La Côte d’Ivoire impose l’autosuffisance pour le sucre. Et ceci pendant deux ans. Vendredi, le gouvernement ivoirien s’est engagé à stopper net les importations de sucre en Côte d’Ivoire. Objectif : « juguler la fraude liée aux importations du sucre en transit sur le territoire ivoirien », explique un communiqué du Conseil des ministres. Vingt milliards de F CFA. C’est le déficit qu’accuse la filière sucrière ivoirienne depuis le début de la crise en septembre 2002. Victimes d’une fraude acharnée, encouragée par la période de trouble, les deux grands groupes producteurs, Sucaf et Sucrivoire, ont fait pression sur les pouvoirs publics pour qu’ils acceptent de fermer les frontières au sucre étranger.

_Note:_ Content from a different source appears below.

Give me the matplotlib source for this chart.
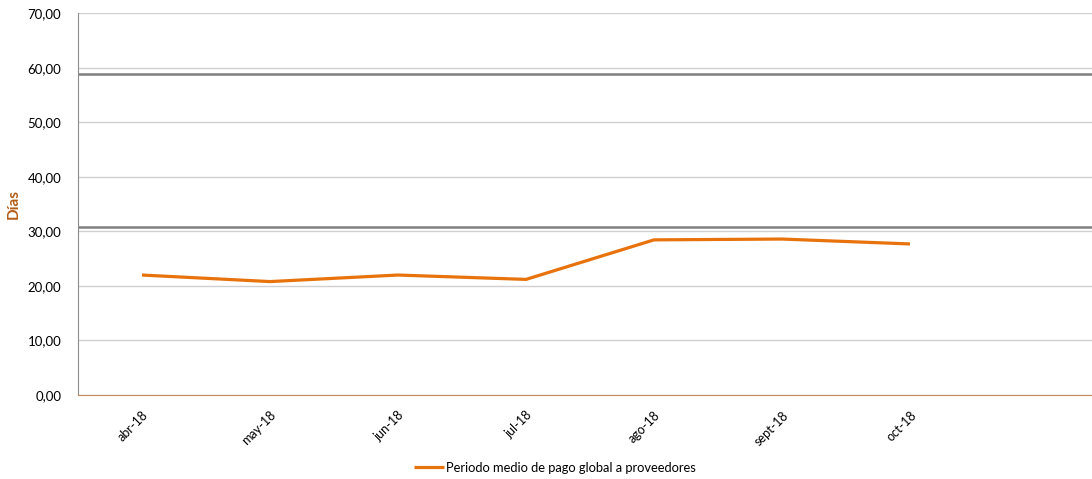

Le sucre frauduleusement injecté sur le marché ivoirien est issue des mouvements de transit du Ghana, Burkina Faso, Mali dans le pays. Frauduleux, donc moins cher. « Nous avons pris cette décision vendredi en concertation avec des représentants de trois ministères présents à notre conseil d’administration », explique un représentant de Sucrivoire, qui a tenu à garder l’anonymat. Il s’agit des ministères de l’Economie et des Finances, de l’Agriculture, de l’Industrie et du Développement du secteur privé. Le ministère du Commerce, quant à lui, s’est montré plus réticent. « Son principal argument résidait sûrement au niveau des accords internationaux conclus avec l’Organisation Mondiale du Commerce, notamment ses engagements pris pour ne pas instaurer de règlement contraignant envers nos concurrents », confie timidement notre interlocuteur de Sucrivoire. Cette décision a été accueillie comme une victoire pour les producteurs. Ceux-ci se sentaient jusque-là bernés par un accord signé il y a sept ans avec l’Etat ivoirien, accord qui n’a jamais été respecté.

Accord non respecté

Juillet 1997. La seule entreprise de production, Sodesucre, est privatisée. Naissent alors parallèlement Sucaf et Sucrivoire. Le 16 juillet, le collectif des producteurs s’engage à protéger le sucre ivoirien, avec le soutien de l’Etat. Accord pris par les deux parties pour une période de huit ans, de 1997 à 2005. « La protection du sucre produit sur le territoire national était assurée par un décret qui fixait les taxes d’importation du sucre étranger en fonction du niveau mondial », explique le représentant de Sucrivoire. Il n’a jamais vraiment été respecté, avoue-t-il, le sucre importé frauduleusement affluant toujours aussi massivement. Pire, à la veille du Carême 2002, le gouvernement fait importer 67 mille tonnes de sucre, contre la volonté des producteurs qui estiment l’opération inutile. Le pouvoir ivoirien avance le prétexte d’une éventuelle pénurie. « Cette décision a été prise 3 jours avant le début des hostilités. A cette date, nous savions que nous pouvions assurer largement l’autosuffisance. A moins d’être voyant, personne n’imaginait la crise qui surviendrait quelques jours plus tard », confie, à demi-mot, l’employé de Sucrivoire. Cette importation superflue fera perdre aux producteurs près de 12 milliards de F CFA.